What is an acceleration clause in a business line of credit?

An acceleration clause allows the lender to demand full repayment of your outstanding balance immediately if you trigger a default event. Common triggers include missing a payment, breaching a financial covenant, or filing for bankruptcy. Once the lender accelerates the debt, you typically have a very short window to repay or negotiate a workout arrangement.

What are financial covenants in a business LOC agreement?

Financial covenants are ongoing performance requirements built into your credit agreement. Common ones require you to maintain a minimum debt service coverage ratio, keep your current ratio above a set threshold, or not let total debt exceed a certain multiple of EBITDA. Violating any one of these can put you in technical default even if you have never missed a payment.
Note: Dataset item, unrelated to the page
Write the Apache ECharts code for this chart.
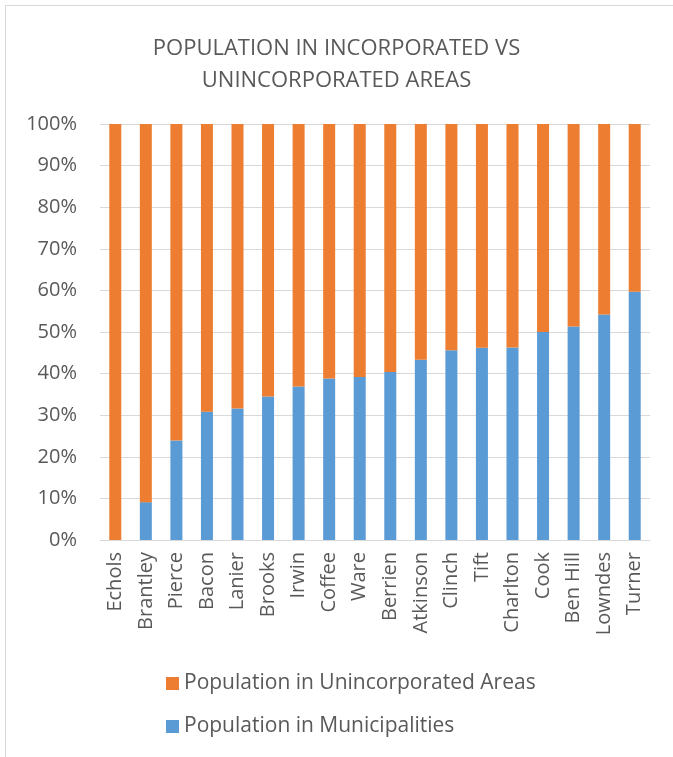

What does a lien on business assets actually mean?

A lien is a legal claim the lender files against your business assets, often through a UCC-1 financing statement. It means the lender has a secured interest in those assets, usually all business assets under a blanket lien. If you default, the lender can seize and liquidate those assets to recover what they're owed.

What is a maintenance fee on a business line of credit?

A maintenance fee, sometimes called an annual fee or facility fee, is charged simply for keeping the credit line open regardless of whether you draw from it. It typically ranges from 0.25% to 1.5% of the total credit limit per year. On a $500,000 line, that can add $1,250 to $7,500 in annual cost even if you never borrow a dollar.

Can a lender cancel my business line of credit without warning?

Yes, most LOC agreements include a demand feature or a clause allowing the lender to reduce, suspend, or cancel the line if your financial condition materially deteriorates or if the lender determines you're a heightened credit risk. This is one reason borrowers are advised to read the material adverse change clauses carefully before signing.